=== Provided material ===
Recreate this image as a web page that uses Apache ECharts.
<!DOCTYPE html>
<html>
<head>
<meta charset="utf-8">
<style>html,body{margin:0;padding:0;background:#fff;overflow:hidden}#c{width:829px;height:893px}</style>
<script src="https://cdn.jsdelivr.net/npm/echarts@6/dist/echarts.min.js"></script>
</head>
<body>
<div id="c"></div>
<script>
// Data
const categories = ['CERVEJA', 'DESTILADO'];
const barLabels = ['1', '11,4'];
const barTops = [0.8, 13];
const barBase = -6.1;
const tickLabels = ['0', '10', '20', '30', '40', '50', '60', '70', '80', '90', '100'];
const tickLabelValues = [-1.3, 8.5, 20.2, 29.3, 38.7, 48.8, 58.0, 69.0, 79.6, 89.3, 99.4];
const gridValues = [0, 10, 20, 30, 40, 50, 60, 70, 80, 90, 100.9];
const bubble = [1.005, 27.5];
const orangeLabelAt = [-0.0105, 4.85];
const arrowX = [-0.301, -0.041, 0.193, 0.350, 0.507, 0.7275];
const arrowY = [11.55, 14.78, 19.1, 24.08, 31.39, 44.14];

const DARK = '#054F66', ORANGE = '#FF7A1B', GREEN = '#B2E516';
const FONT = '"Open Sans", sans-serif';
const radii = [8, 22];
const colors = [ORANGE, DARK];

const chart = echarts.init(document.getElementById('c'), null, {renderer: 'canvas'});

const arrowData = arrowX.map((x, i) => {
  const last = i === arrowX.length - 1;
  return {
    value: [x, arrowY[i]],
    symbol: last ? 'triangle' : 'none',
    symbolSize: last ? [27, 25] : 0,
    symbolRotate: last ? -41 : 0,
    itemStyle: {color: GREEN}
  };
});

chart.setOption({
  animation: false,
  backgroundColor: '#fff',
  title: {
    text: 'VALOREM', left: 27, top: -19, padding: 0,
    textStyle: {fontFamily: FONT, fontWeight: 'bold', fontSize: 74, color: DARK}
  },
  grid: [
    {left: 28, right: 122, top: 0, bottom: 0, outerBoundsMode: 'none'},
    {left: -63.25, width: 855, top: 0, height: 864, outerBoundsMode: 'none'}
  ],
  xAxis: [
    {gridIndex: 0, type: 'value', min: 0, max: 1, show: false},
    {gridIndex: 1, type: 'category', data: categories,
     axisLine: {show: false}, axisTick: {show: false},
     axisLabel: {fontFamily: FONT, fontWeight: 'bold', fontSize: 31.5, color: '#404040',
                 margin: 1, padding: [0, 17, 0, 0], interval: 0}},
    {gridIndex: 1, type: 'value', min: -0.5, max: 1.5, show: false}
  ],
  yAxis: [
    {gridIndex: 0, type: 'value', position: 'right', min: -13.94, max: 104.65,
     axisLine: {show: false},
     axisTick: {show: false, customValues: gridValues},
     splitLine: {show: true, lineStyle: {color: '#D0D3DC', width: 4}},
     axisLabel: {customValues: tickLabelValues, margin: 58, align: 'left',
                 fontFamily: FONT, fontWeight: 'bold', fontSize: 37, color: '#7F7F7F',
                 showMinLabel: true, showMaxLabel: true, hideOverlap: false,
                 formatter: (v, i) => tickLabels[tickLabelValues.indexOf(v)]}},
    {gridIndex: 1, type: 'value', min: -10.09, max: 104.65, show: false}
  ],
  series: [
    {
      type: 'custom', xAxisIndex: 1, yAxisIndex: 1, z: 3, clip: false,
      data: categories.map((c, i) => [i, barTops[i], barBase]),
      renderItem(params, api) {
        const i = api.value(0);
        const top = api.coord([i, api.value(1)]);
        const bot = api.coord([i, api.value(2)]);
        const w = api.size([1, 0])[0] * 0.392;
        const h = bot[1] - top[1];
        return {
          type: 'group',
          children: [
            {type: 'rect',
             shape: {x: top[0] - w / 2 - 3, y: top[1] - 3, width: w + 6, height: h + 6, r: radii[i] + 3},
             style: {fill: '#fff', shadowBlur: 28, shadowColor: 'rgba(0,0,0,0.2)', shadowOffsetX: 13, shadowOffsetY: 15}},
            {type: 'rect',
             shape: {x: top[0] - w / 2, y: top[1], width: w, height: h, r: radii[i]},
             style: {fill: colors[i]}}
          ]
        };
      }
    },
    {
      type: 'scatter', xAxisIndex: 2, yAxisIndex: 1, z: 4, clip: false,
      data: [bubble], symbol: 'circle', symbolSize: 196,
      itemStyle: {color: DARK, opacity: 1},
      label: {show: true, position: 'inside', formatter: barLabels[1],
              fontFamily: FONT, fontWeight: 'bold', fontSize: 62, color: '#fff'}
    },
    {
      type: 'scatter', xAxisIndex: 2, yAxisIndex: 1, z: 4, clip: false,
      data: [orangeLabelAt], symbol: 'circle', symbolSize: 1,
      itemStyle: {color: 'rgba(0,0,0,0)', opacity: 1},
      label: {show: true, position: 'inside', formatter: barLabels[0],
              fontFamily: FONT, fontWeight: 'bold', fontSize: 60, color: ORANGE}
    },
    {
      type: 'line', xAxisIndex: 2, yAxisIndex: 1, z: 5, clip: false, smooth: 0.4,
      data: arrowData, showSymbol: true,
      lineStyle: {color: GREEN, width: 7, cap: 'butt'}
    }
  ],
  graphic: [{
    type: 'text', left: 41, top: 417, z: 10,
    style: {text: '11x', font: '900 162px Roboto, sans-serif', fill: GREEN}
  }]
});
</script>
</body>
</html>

=== Task to complete ===
Extract all of the data above without altering anything.

=== Answer for the task ===
Recreate this image as a web page that uses Apache ECharts.
<!DOCTYPE html>
<html>
<head>
<meta charset="utf-8">
<style>html,body{margin:0;padding:0;background:#fff;overflow:hidden}#c{width:829px;height:893px}</style>
<script src="https://cdn.jsdelivr.net/npm/echarts@6/dist/echarts.min.js"></script>
</head>
<body>
<div id="c"></div>
<script>
// Data
const categories = ['CERVEJA', 'DESTILADO'];
const barLabels = ['1', '11,4'];
const barTops = [0.8, 13];
const barBase = -6.1;
const tickLabels = ['0', '10', '20', '30', '40', '50', '60', '70', '80', '90', '100'];
const tickLabelValues = [-1.3, 8.5, 20.2, 29.3, 38.7, 48.8, 58.0, 69.0, 79.6, 89.3, 99.4];
const gridValues = [0, 10, 20, 30, 40, 50, 60, 70, 80, 90, 100.9];
const bubble = [1.005, 27.5];
const orangeLabelAt = [-0.0105, 4.85];
const arrowX = [-0.301, -0.041, 0.193, 0.350, 0.507, 0.7275];
const arrowY = [11.55, 14.78, 19.1, 24.08, 31.39, 44.14];

const DARK = '#054F66', ORANGE = '#FF7A1B', GREEN = '#B2E516';
const FONT = '"Open Sans", sans-serif';
const radii = [8, 22];
const colors = [ORANGE, DARK];

const chart = echarts.init(document.getElementById('c'), null, {renderer: 'canvas'});

const arrowData = arrowX.map((x, i) => {
  const last = i === arrowX.length - 1;
  return {
    value: [x, arrowY[i]],
    symbol: last ? 'triangle' : 'none',
    symbolSize: last ? [27, 25] : 0,
    symbolRotate: last ? -41 : 0,
    itemStyle: {color: GREEN}
  };
});

chart.setOption({
  animation: false,
  backgroundColor: '#fff',
  title: {
    text: 'VALOREM', left: 27, top: -19, padding: 0,
    textStyle: {fontFamily: FONT, fontWeight: 'bold', fontSize: 74, color: DARK}
  },
  grid: [
    {left: 28, right: 122, top: 0, bottom: 0, outerBoundsMode: 'none'},
    {left: -63.25, width: 855, top: 0, height: 864, outerBoundsMode: 'none'}
  ],
  xAxis: [
    {gridIndex: 0, type: 'value', min: 0, max: 1, show: false},
    {gridIndex: 1, type: 'category', data: categories,
     axisLine: {show: false}, axisTick: {show: false},
     axisLabel: {fontFamily: FONT, fontWeight: 'bold', fontSize: 31.5, color: '#404040',
                 margin: 1, padding: [0, 17, 0, 0], interval: 0}},
    {gridIndex: 1, type: 'value', min: -0.5, max: 1.5, show: false}
  ],
  yAxis: [
    {gridIndex: 0, type: 'value', position: 'right', min: -13.94, max: 104.65,
     axisLine: {show: false},
     axisTick: {show: false, customValues: gridValues},
     splitLine: {show: true, lineStyle: {color: '#D0D3DC', width: 4}},
     axisLabel: {customValues: tickLabelValues, margin: 58, align: 'left',
                 fontFamily: FONT, fontWeight: 'bold', fontSize: 37, color: '#7F7F7F',
                 showMinLabel: true, showMaxLabel: true, hideOverlap: false,
                 formatter: (v, i) => tickLabels[tickLabelValues.indexOf(v)]}},
    {gridIndex: 1, type: 'value', min: -10.09, max: 104.65, show: false}
  ],
  series: [
    {
      type: 'custom', xAxisIndex: 1, yAxisIndex: 1, z: 3, clip: false,
      data: categories.map((c, i) => [i, barTops[i], barBase]),
      renderItem(params, api) {
        const i = api.value(0);
        const top = api.coord([i, api.value(1)]);
        const bot = api.coord([i, api.value(2)]);
        const w = api.size([1, 0])[0] * 0.392;
        const h = bot[1] - top[1];
        return {
          type: 'group',
          children: [
            {type: 'rect',
             shape: {x: top[0] - w / 2 - 3, y: top[1] - 3, width: w + 6, height: h + 6, r: radii[i] + 3},
             style: {fill: '#fff', shadowBlur: 28, shadowColor: 'rgba(0,0,0,0.2)', shadowOffsetX: 13, shadowOffsetY: 15}},
            {type: 'rect',
             shape: {x: top[0] - w / 2, y: top[1], width: w, height: h, r: radii[i]},
             style: {fill: colors[i]}}
          ]
        };
      }
    },
    {
      type: 'scatter', xAxisIndex: 2, yAxisIndex: 1, z: 4, clip: false,
      data: [bubble], symbol: 'circle', symbolSize: 196,
      itemStyle: {color: DARK, opacity: 1},
      label: {show: true, position: 'inside', formatter: barLabels[1],
              fontFamily: FONT, fontWeight: 'bold', fontSize: 62, color: '#fff'}
    },
    {
      type: 'scatter', xAxisIndex: 2, yAxisIndex: 1, z: 4, clip: false,
      data: [orangeLabelAt], symbol: 'circle', symbolSize: 1,
      itemStyle: {color: 'rgba(0,0,0,0)', opacity: 1},
      label: {show: true, position: 'inside', formatter: barLabels[0],
              fontFamily: FONT, fontWeight: 'bold', fontSize: 60, color: ORANGE}
    },
    {
      type: 'line', xAxisIndex: 2, yAxisIndex: 1, z: 5, clip: false, smooth: 0.4,
      data: arrowData, showSymbol: true,
      lineStyle: {color: GREEN, width: 7, cap: 'butt'}
    }
  ],
  graphic: [{
    type: 'text', left: 41, top: 417, z: 10,
    style: {text: '11x', font: '900 162px Roboto, sans-serif', fill: GREEN}
  }]
});
</script>
</body>
</html>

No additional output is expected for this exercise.